Stanche, stremate, sudate e sorridenti le otto donne con i centocinquanta chili di pomodori
Aspettiamo, scoperchiando la pentola di tanto in tanto, speranzose di vedere qualche bolla che spunta timida tra il denso contenuto rossastro.
Un attesa lunga che ripaga.
Ecco le prime bolle nella salsa.
“Bolle è pronta!” L’ urlo di richiamo che raduna le otto amiche intorno alla grande pentola.
L’ultimo passaggio, quello più importante: la conserva.
Le donne lavorano insieme.
Viene preso il vasetto vuoto.
La salsa bollente viene travasata delicatamente dentro ad ogni vasetto.

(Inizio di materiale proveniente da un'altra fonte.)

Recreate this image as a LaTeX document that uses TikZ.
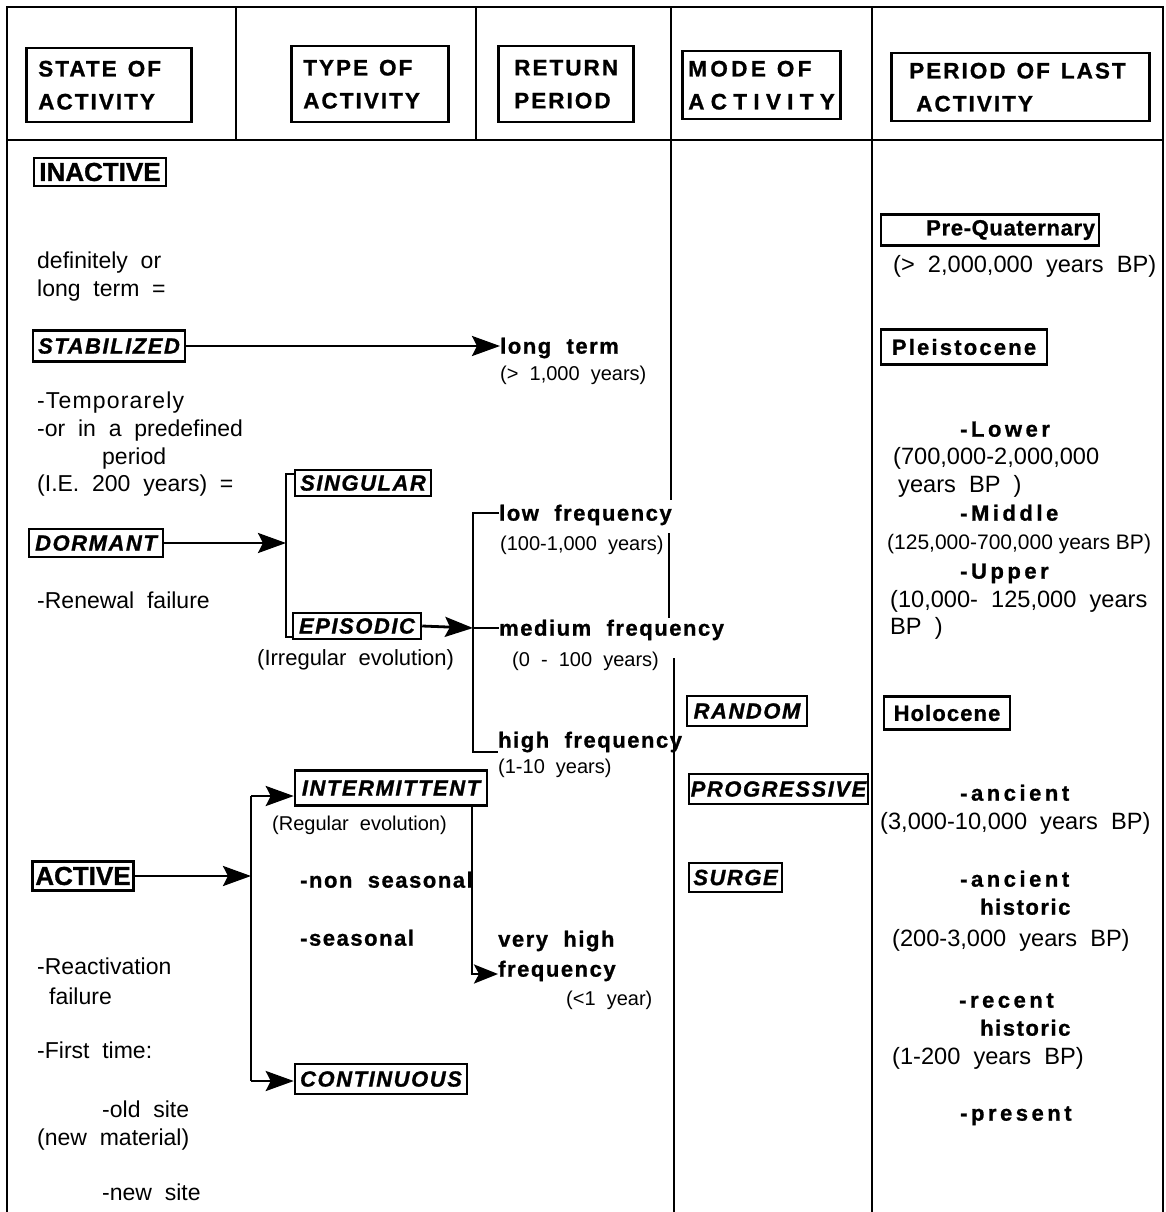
\documentclass[tikz,border=0pt]{standalone}
\usepackage{fontspec}
\setmainfont{Liberation Sans}[WordSpace=2]
\newfontfamily\plainfam{Liberation Sans}
\usetikzlibrary{arrows.meta}
\newcommand\myR{\fontsize{23}{28}\selectfont}
\newcommand\myRR{\fontsize{23.6}{28}\selectfont}
\newcommand\myS{\fontsize{20}{26}\selectfont}
\newcommand\myB{\fontsize{22}{28}\selectfont\bfseries\addfontfeatures{LetterSpace=7,FakeBold=1}}
\newcommand\myW{\fontsize{22}{28}\selectfont\bfseries\addfontfeatures{LetterSpace=16,FakeBold=1}}
\newcommand\myI{\fontsize{22}{26}\selectfont\bfseries\itshape\addfontfeatures{LetterSpace=7,FakeBold=1}}
\newcommand\myU{\fontsize{26}{30}\selectfont\bfseries\addfontfeatures{FakeBold=1}}
\newcommand\myH{\fontsize{22.5}{33}\selectfont\bfseries\addfontfeatures{LetterSpace=9,FakeBold=1}}
\newcommand\hgap{\hspace{11pt}}
\begin{document}
\begin{tikzpicture}[x=1pt,y=-1pt,
  frame/.style={line width=2.3pt},
  conn/.style={line width=2.8pt, line join=miter},
  arr/.style={conn, -{Stealth[length=28pt,width=20pt,inset=5pt]}},
  arrshort/.style={conn, -{Stealth[length=24pt,width=19pt,inset=5pt]}},
  ibox/.style={draw, line width=2.5pt, inner sep=0pt, font=\myI},
  ubox/.style={draw, line width=2.5pt, inner sep=0pt, font=\myU},
  bbox/.style={draw, line width=2.5pt, inner sep=0pt, font=\myB},
  hbox/.style={draw, line width=2.5pt, inner ysep=0pt, align=left, font=\myH, anchor=north west},
  tx/.style={anchor=mid west, inner sep=0pt, font=\myR, yshift=-6pt},
  txr/.style={tx, font=\myRR},
  txs/.style={tx, font=\myS},
  txb/.style={tx, font=\myB},
  txw/.style={tx, font=\myW},
]
\useasboundingbox (0,0) rectangle (1166,1212);
% ---- frame ----
\draw[frame] (7,1212) -- (7,7) -- (1163,7) -- (1163,1212);
\draw[frame] (7,140) -- (1163,140);
\draw[frame] (236,7) -- (236,140);
\draw[frame] (476,7) -- (476,140);
\draw[frame] (671,7) -- (671,500);
\draw[frame] (669,533) -- (669,618);
\draw[frame] (674,658) -- (674,1212);
\draw[frame] (872,7) -- (872,1212);
% ---- header ----
\node[hbox, text width=141pt, inner xsep=12pt, minimum height=74pt] (hS) at (25,47) {STATE\hgap OF\\ACTIVITY};
\node[hbox, text width=133pt, inner xsep=12pt, minimum height=76pt] (hT) at (290,45) {TYPE\hgap OF\\ACTIVITY};
\node[hbox, text width=103pt, inner xsep=16pt, minimum height=76pt] (hR) at (497,45) {RETURN\\PERIOD};
\node[hbox, text width=146pt, inner xsep=6pt, minimum height=68pt] (hM) at (681,50) {{\addfontfeatures{LetterSpace=15}MODE\hgap OF}\\{\addfontfeatures{LetterSpace=28}ACTIVITY}};
\node[hbox, text width=236pt, inner xsep=11pt, minimum height=68pt] (hP) at (890,52) {\hspace*{7pt}PERIOD\hgap OF\hgap LAST\\\hspace*{14pt}ACTIVITY};
% ---- state of activity column ----
\node[ubox, minimum width=132pt, minimum height=28pt] (inact) at (100,172) {INACTIVE};
\node[tx] (l1) at (37,260) {definitely or};
\node[tx] (l2) at (37,288) {long term =};
\node[ibox, minimum width=152pt, minimum height=31pt] (stab) at (109,346) {STABILIZED};
\node[tx, font=\myR\addfontfeatures{LetterSpace=5}] (l3) at (37,400) {-Temporarely};
\node[tx] (l4) at (37,428) {-or in a predefined};
\node[tx] (l5) at (102,456) {period};
\node[tx] (l6) at (37,483) {(I.E. 200 years) =};
\node[ibox, minimum width=134pt, minimum height=28pt] (dorm) at (96,543) {DORMANT};
\node[tx] (l7) at (37,600) {-Renewal failure};
\node[ubox, minimum width=101pt, minimum height=29pt] (act) at (83,876) {ACTIVE};
\node[tx] (l10) at (37,966) {-Reactivation};
\node[tx] (l11) at (49,996) {failure};
\node[tx] (l12) at (37,1050) {-First time:};
\node[tx] (l13) at (102,1109) {-old site};
\node[tx] (l14) at (37,1137) {(new material)};
\node[tx] (l15) at (102,1192) {-new site};
% ---- type of activity column ----
\node[ibox, minimum width=136pt, minimum height=26pt] (sing) at (363,483) {SINGULAR};
\node[ibox, minimum width=128pt, minimum height=26pt] (epi) at (357,626) {EPISODIC};
\node[tx, font=\fontsize{22}{26}\selectfont] (l8) at (257,657) {(Irregular evolution)};
\node[txs] (l9) at (272,822) {(Regular evolution)};
\node[txb] (nons) at (300,879) {-non seasonal};
\node[txb] (seas) at (300,937) {-seasonal};
\node[ibox, minimum width=192pt, minimum height=35pt] (inter) at (391,788) {INTERMITTENT};
\node[ibox, minimum width=172pt, minimum height=30pt] (cont) at (381,1079) {CONTINUOUS};
% ---- return period column ----
\node[txb] (lt) at (500,345) {long term};
\node[txs] (lty) at (500,372) {(> 1,000 years)};
\node[txb] (lowf) at (499,512) {low frequency};
\node[txs] (lowy) at (500,542) {(100-1,000 years)};
\node[txb] (medf) at (499,627) {medium frequency};
\node[txs] (medy) at (512,658) {(0 - 100 years)};
\node[txb] (highf) at (498,739) {high frequency};
\node[txs] (highy) at (498,765) {(1-10 years)};
\node[txb] (vh) at (498,938) {very high};
\node[txb] (fq) at (498,968) {frequency};
\node[txs] (fqy) at (566,997) {(<1 year)};
% ---- mode of activity column ----
\node[ibox, minimum width=120pt, minimum height=30pt] (rand) at (747,711) {RANDOM};
\node[ibox, minimum width=179pt, minimum height=30pt] (prog) at (778.5,789) {PROGRESSIVE};
\node[ibox, minimum width=93pt, minimum height=29pt] (surge) at (735.5,877.5) {SURGE};
% ---- period of last activity column ----
\node[bbox, font=\myB\addfontfeatures{LetterSpace=3}, minimum width=218pt, minimum height=31pt, text width=210pt, align=right] (preq) at (990,230) {Pre-Quaternary};
\node[txr] (pqy) at (893,264) {(> 2,000,000 years BP)};
\node[bbox, font=\myB\addfontfeatures{LetterSpace=10}, minimum width=166pt, minimum height=35pt] (pleis) at (964,347) {Pleistocene};
\node[txw] (lowr) at (960,428) {-Lower};
\node[txr] (lowa) at (893,456) {(700,000-2,000,000};
\node[txr] (lowb) at (898,484) {years BP )};
\node[txw] (midr) at (960,512) {-Middle};
\node[tx, font=\plainfam\fontsize{21}{25}\selectfont] (mida) at (887,541) {(125,000-700,000 years BP)};
\node[txw] (upr) at (960,570) {-Upper};
\node[txr] (upa) at (890,599) {(10,000- 125,000 years};
\node[txr] (upb) at (890,626) {BP )};
\node[bbox, font=\myB\addfontfeatures{LetterSpace=5}, minimum width=126pt, minimum height=33pt] (holo) at (947,713) {Holocene};
\node[txw] (anc) at (960,792) {-ancient};
\node[txr] (anca) at (880,821) {(3,000-10,000 years BP)};
\node[txw] (ah) at (960,878) {-ancient};
\node[txb] (ah2) at (980,906) {historic};
\node[txr] (aha) at (892,938) {(200-3,000 years BP)};
\node[txw] (rh) at (959,999) {-recent};
\node[txb] (rh2) at (980,1027) {historic};
\node[txr] (rha) at (892,1056) {(1-200 years BP)};
\node[txw] (pres) at (960,1112) {-present};
% ---- connectors ----
\draw[arr] (stab.east) -- (stab.east -| lt.west);
\coordinate (bLt) at (286,474);
\coordinate (bLb) at (286,637);
\draw[conn] (sing.west |- bLt) -- (bLt) -- (bLb) -- (epi.west |- bLb);
\draw[arr] (dorm.east) -- (dorm.east -| bLt);
\coordinate (rBt) at (473,513);
\coordinate (rBm) at (473,628);
\coordinate (rBb) at (473,752);
\draw[conn] (lowf.west |- rBt) -- (rBt) -- (rBb) -- (highf.west |- rBb);
\draw[arr] (epi.east) -- (rBm);
\draw[conn] (rBm) -- (medf.west |- rBm);
\coordinate (aBt) at (251,796);
\coordinate (aBb) at (251,1081);
\draw[arr] (act.east) -- (act.east -| aBt);
\draw[conn] (aBt) -- (aBb);
\draw[arr] (aBt) -- (aBt -| inter.west);
\draw[arr] (aBb) -- (aBb -| cont.west);
\coordinate (iB) at (472,974);
\draw[conn] (inter.south -| iB) -- ([yshift=-1.4pt]iB);
\draw[arrshort] ([xshift=-1.4pt]iB) -- (iB -| fq.west);
\end{tikzpicture}
\end{document}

Il tutto viene passato a chi ha il compito di pulire accuratamente i bordi del vasetto di vetro, se sporchi di salsa.
Il vasetto viene chiuso e infine messo a testa in giù e coperto con un telo scuro per evitare che la luce possa alterare il nettare prezioso.
Vasetto pulito, vasetto passato, vasetto riempito.

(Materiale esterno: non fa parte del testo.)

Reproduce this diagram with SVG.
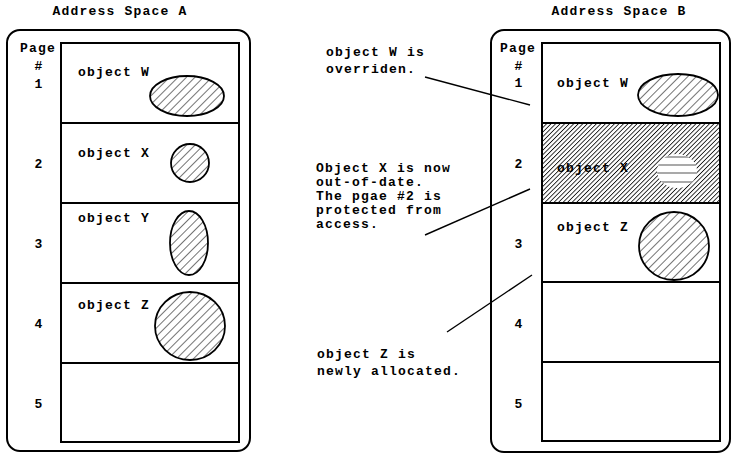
<svg xmlns="http://www.w3.org/2000/svg" width="732" height="456" viewBox="0 0 732 456">
  <defs>
    <!-- sparse diagonal hatch for object shapes -->
    <pattern id="hatch" width="6" height="6" patternUnits="userSpaceOnUse" patternTransform="rotate(45)">
      <rect width="6" height="6" fill="#fff"/>
      <line x1="0" y1="0" x2="0" y2="6" stroke="#000" stroke-width="1.1"/>
    </pattern>
    <!-- dense diagonal hatch for the protected page -->
    <pattern id="dense" width="3.2" height="3.2" patternUnits="userSpaceOnUse" patternTransform="rotate(45)">
      <rect width="3.2" height="3.2" fill="#fff"/>
      <line x1="0" y1="0" x2="0" y2="3.2" stroke="#111" stroke-width="1.7"/>
    </pattern>
    <clipPath id="stale-clip">
      <ellipse cx="677" cy="171" rx="20" ry="17"/>
    </clipPath>
  </defs>
  <style>
    text { font-family: "Liberation Mono", "Courier New", monospace; font-weight: bold; font-size: 13px; letter-spacing: 1.2px; fill: #000; }
    .mid { text-anchor: middle; }
    .frame { fill: none; stroke: #000; stroke-width: 2; }
    .page { fill: #fff; stroke: #000; stroke-width: 2; }
    .obj { fill: url(#hatch); stroke: #000; stroke-width: 1.8; }
    .link { stroke: #000; stroke-width: 1.4; fill: none; }
  </style>

  <rect width="732" height="456" fill="#fff"/>

  <!-- Address space A -->
  <g id="space-a">
    <text class="mid" x="120" y="15">Address Space A</text>
    <rect class="frame" x="7" y="30" width="243" height="421" rx="13"/>
    <text class="mid" x="38" y="52">Page</text>
    <text class="mid" x="39" y="70">#</text>
    <g id="a-page1">
      <rect class="page" x="61" y="43" width="178" height="80"/>
      <text class="mid" x="39" y="88">1</text>
      <text x="78" y="76">object W</text>
      <ellipse class="obj" cx="187" cy="96" rx="37" ry="20"/>
    </g>
    <g id="a-page2">
      <rect class="page" x="61" y="123" width="178" height="80"/>
      <text class="mid" x="39" y="168">2</text>
      <text x="78" y="157">object X</text>
      <ellipse class="obj" cx="190" cy="163" rx="19" ry="19"/>
    </g>
    <g id="a-page3">
      <rect class="page" x="61" y="203" width="178" height="80"/>
      <text class="mid" x="39" y="248">3</text>
      <text x="78" y="222">object Y</text>
      <ellipse class="obj" cx="189" cy="243" rx="19" ry="32"/>
    </g>
    <g id="a-page4">
      <rect class="page" x="61" y="283" width="178" height="80"/>
      <text class="mid" x="39" y="328">4</text>
      <text x="78" y="309">object Z</text>
      <ellipse class="obj" cx="190" cy="326" rx="35" ry="34"/>
    </g>
    <g id="a-page5">
      <rect class="page" x="61" y="363" width="178" height="79"/>
      <text class="mid" x="39" y="408">5</text>
    </g>
  </g>

  <!-- Address space B -->
  <g id="space-b">
    <text class="mid" x="619" y="15">Address Space B</text>
    <rect class="frame" x="491" y="30" width="239" height="422" rx="13"/>
    <text class="mid" x="518" y="52">Page</text>
    <text class="mid" x="519" y="70">#</text>
    <g id="b-page1">
      <rect class="page" x="542" y="43" width="178" height="80"/>
      <text class="mid" x="519" y="87">1</text>
      <text x="557" y="87">object W</text>
      <ellipse class="obj" cx="678" cy="95" rx="40" ry="21"/>
    </g>
    <g id="b-page2">
      <rect x="542" y="123" width="178" height="80" fill="url(#dense)" stroke="#000" stroke-width="2"/>
      <text class="mid" x="519" y="168">2</text>
      <text x="557" y="172">object X</text>
      <ellipse cx="677" cy="171" rx="20" ry="17" fill="#fff"/>
      <g clip-path="url(#stale-clip)" stroke="#555" stroke-width="1.2">
        <line x1="655" y1="157" x2="700" y2="157"/>
        <line x1="655" y1="165" x2="700" y2="165"/>
        <line x1="655" y1="173" x2="700" y2="173"/>
        <line x1="655" y1="182" x2="700" y2="182"/>
      </g>
    </g>
    <g id="b-page3">
      <rect class="page" x="542" y="203" width="178" height="79"/>
      <text class="mid" x="519" y="248">3</text>
      <text x="557" y="231">object Z</text>
      <ellipse class="obj" cx="674" cy="246" rx="35" ry="34"/>
    </g>
    <g id="b-page4">
      <rect class="page" x="542" y="282" width="178" height="80"/>
      <text class="mid" x="519" y="328">4</text>
    </g>
    <g id="b-page5">
      <rect class="page" x="542" y="362" width="178" height="79"/>
      <text class="mid" x="519" y="408">5</text>
    </g>
  </g>

  <!-- notes -->
  <g id="note-w">
    <text x="326" y="56">object W is</text>
    <text x="326" y="73">overriden.</text>
  </g>
  <g id="note-x">
    <text x="316" y="172">Object X is now</text>
    <text x="316" y="186">out-of-date.</text>
    <text x="316" y="200">The pgae #2 is</text>
    <text x="316" y="214">protected from</text>
    <text x="316" y="228">access.</text>
  </g>
  <g id="note-z">
    <text x="317" y="358">object Z is</text>
    <text x="317" y="375">newly allocated.</text>
  </g>

  <!-- leader lines from notes to pages -->
  <g id="connectors">
    <line class="link" x1="425" y1="77" x2="530" y2="105"/>
    <line class="link" x1="425" y1="235" x2="530" y2="189"/>
    <line class="link" x1="447" y1="332" x2="532" y2="275"/>
  </g>
</svg>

Otto donne che passano, puliscono e chiudano. Si fa in silenzio, per mantenere la concertazione, per non sbagliare, per non bruciarsi, un rito lungo tutto una giornata.
Centocinquanta barattoli di pomodori sono lì, a testa in giù, al buoi.
Tutte attendiamo l’ultimo suono.
Siamo tutte intorno al tavolo ad attendere quel piccolo suono che produce il tappo quando va sotto vuoto, che sembra che ci dica: “…state tranquille è andato tutto bene! Ora potete conservare questo barattolo per mesi e mesi! Brave ragazze, siete state brave!”
Tutte intorno al tavolo aspettando, aspettando, aspettando, e …
“Tac! Tac! Tac!
Tac! Tac! Tac!
Tac! Tac! Tac! ”
Ecco la grande festa. Non è festa se non c’è l’ultimo ballo, l’ultima canzone, l’ultimo pezzo da ballare.
“Tac! Tac! Tac!
Tac! Tac! Tac!
Tac! Tac! Tac! ”
Tutti tranne uno. Un solo barattolo che non canta, che non suona, che non può essere conservato.
Un solo barattolo che va mangiato subito.
E allora non rimane altro che
tornare…
Tornare a mettere l’acqua sul fuoco,
tornare ad aspettare che bolla e
buttare un chilo e mezzo di pasta.
Tornare.
Tornare tra agosto e settembre per raccogliere, trasformare e conservare.
Tornare per noi donne, vuol dire ritrovarsi dopo un mese lontane, abbracci, vino e chiudere tutto con un piatto di spaghetti al pomodoro.